*Extracted entries:*
-.-.-

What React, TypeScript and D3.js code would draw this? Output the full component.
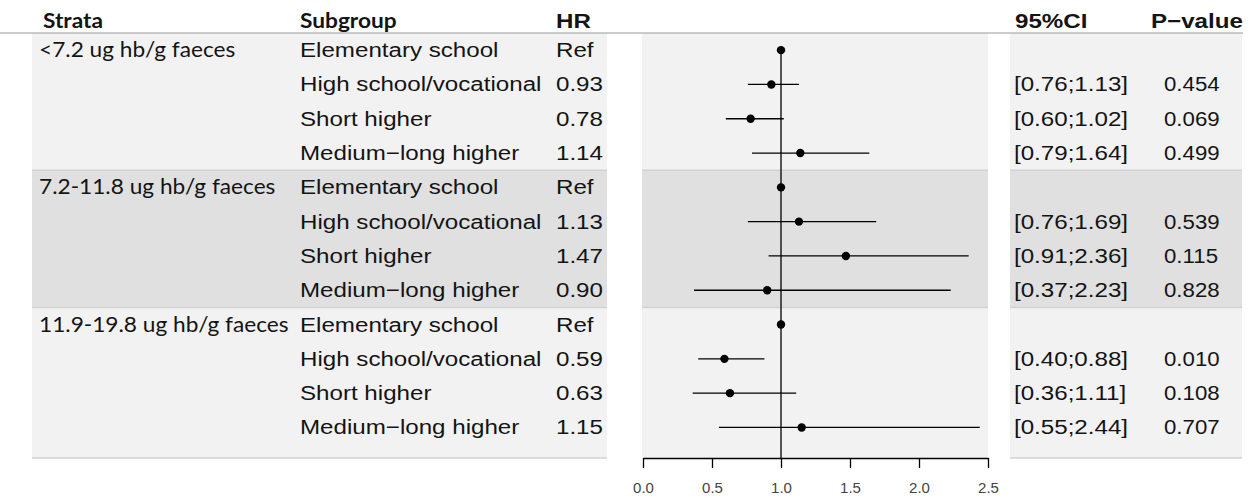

-.-.-

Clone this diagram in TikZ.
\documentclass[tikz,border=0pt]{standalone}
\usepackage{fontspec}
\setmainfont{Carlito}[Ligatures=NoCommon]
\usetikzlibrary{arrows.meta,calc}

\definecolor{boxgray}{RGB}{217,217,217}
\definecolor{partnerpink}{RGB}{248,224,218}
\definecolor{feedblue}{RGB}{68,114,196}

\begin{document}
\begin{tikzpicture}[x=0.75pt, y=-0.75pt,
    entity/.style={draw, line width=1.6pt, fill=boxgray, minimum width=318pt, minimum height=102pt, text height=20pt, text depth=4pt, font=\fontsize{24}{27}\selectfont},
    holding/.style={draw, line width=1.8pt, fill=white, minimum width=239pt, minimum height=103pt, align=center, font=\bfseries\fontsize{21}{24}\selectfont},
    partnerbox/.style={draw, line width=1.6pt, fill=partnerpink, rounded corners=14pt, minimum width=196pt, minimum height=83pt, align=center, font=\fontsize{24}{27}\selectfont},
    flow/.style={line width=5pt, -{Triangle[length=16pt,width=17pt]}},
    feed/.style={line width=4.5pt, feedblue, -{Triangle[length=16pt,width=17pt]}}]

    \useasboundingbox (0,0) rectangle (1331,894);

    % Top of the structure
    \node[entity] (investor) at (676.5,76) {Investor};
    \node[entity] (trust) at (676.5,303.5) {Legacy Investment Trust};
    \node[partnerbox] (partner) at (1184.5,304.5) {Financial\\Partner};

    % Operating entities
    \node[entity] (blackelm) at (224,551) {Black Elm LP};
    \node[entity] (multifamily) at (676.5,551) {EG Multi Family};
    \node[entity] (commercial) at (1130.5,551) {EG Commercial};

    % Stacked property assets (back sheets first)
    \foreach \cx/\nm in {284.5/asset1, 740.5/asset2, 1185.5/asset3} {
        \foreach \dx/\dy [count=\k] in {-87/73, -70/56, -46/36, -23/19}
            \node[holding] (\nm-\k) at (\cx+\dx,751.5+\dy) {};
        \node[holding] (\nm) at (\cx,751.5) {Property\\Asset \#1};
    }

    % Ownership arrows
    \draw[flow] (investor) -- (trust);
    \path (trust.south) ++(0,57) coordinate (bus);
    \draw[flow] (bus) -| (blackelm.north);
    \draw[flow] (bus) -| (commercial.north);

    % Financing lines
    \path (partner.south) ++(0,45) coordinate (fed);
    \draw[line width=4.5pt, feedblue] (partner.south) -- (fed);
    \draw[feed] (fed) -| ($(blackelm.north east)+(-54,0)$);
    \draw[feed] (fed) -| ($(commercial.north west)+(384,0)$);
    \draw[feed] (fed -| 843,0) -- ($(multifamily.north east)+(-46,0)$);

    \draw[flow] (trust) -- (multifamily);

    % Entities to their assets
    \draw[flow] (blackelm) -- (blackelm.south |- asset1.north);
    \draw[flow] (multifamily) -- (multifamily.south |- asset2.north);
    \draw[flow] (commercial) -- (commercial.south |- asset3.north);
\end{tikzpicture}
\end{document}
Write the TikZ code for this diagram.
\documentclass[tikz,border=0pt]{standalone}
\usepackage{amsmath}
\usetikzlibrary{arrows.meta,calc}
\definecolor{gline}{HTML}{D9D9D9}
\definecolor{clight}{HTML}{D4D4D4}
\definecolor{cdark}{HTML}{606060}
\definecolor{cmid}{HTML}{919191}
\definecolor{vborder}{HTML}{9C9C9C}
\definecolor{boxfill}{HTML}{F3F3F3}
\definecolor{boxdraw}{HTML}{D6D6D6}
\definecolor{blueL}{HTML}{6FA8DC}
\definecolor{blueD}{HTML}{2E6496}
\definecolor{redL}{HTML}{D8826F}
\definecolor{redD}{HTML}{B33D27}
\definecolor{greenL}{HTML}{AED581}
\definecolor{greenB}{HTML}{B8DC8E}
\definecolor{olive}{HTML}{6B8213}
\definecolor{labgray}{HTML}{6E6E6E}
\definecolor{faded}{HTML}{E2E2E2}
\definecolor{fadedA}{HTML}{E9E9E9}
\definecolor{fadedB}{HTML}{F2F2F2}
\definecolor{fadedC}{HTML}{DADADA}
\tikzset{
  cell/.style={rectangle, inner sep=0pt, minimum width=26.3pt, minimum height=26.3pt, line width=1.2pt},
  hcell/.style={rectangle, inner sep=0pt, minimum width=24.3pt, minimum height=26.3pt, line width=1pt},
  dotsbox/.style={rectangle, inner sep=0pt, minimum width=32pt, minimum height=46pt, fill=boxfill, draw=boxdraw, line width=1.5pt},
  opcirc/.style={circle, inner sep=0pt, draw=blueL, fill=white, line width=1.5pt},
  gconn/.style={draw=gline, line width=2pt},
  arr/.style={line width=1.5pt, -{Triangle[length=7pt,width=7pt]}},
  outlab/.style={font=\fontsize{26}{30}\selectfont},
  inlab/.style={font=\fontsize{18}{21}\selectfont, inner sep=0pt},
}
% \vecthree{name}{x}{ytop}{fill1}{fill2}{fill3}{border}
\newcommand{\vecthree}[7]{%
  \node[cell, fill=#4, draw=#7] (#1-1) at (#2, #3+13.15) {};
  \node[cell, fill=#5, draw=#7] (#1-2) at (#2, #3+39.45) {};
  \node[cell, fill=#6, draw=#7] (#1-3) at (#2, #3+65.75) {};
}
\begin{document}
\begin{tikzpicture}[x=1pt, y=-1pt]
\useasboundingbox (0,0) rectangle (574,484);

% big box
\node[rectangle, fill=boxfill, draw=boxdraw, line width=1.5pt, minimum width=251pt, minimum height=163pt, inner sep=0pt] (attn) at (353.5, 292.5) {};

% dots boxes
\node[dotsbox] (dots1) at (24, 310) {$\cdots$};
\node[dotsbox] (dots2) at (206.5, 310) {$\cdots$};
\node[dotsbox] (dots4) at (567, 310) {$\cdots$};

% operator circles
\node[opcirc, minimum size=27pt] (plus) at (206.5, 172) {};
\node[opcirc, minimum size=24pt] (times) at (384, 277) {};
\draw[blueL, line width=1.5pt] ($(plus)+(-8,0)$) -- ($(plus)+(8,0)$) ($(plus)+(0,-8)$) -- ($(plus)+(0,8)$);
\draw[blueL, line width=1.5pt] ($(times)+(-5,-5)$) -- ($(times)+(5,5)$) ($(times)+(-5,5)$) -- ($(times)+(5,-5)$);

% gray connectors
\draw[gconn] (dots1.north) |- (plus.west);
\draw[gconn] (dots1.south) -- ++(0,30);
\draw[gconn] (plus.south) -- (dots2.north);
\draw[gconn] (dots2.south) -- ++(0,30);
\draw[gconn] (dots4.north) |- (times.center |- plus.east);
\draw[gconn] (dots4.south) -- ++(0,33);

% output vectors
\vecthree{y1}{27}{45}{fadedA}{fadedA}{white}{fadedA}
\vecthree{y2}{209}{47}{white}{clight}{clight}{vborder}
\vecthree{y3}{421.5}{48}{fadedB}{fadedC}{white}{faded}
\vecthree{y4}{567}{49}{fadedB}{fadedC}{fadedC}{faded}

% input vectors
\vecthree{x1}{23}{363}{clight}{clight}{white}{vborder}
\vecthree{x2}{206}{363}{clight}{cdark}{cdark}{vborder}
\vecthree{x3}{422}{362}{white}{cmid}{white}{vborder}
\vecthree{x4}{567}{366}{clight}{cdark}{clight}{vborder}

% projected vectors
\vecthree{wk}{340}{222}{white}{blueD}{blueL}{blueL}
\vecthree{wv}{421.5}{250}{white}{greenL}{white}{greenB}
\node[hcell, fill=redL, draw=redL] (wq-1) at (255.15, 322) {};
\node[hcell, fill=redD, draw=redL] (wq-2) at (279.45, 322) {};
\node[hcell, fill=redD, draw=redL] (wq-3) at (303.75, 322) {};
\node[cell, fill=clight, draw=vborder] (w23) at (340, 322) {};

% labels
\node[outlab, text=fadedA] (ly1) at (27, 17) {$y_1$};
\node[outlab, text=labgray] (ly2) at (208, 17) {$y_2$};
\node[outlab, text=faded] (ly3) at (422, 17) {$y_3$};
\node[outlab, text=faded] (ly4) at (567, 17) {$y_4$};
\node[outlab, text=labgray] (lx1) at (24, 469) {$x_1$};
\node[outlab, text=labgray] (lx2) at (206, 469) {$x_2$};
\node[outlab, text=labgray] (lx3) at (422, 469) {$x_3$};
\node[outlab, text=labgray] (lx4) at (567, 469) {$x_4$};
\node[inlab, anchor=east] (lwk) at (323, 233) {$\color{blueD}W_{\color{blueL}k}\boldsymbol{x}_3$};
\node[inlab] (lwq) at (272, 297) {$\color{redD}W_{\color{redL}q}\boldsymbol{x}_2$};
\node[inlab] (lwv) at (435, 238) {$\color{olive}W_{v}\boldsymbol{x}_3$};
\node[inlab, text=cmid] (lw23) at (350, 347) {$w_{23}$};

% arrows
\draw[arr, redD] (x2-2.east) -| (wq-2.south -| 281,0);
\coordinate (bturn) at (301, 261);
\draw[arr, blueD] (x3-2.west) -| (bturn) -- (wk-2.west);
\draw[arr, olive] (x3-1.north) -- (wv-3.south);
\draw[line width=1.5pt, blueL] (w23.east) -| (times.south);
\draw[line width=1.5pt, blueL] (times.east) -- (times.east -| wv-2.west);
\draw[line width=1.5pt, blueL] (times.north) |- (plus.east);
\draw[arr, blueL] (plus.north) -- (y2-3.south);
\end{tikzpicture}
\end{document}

-.-.-

*Directive:*
Write only the number of lines in the data above that include "diagram".

*Answer for this exercise:*
2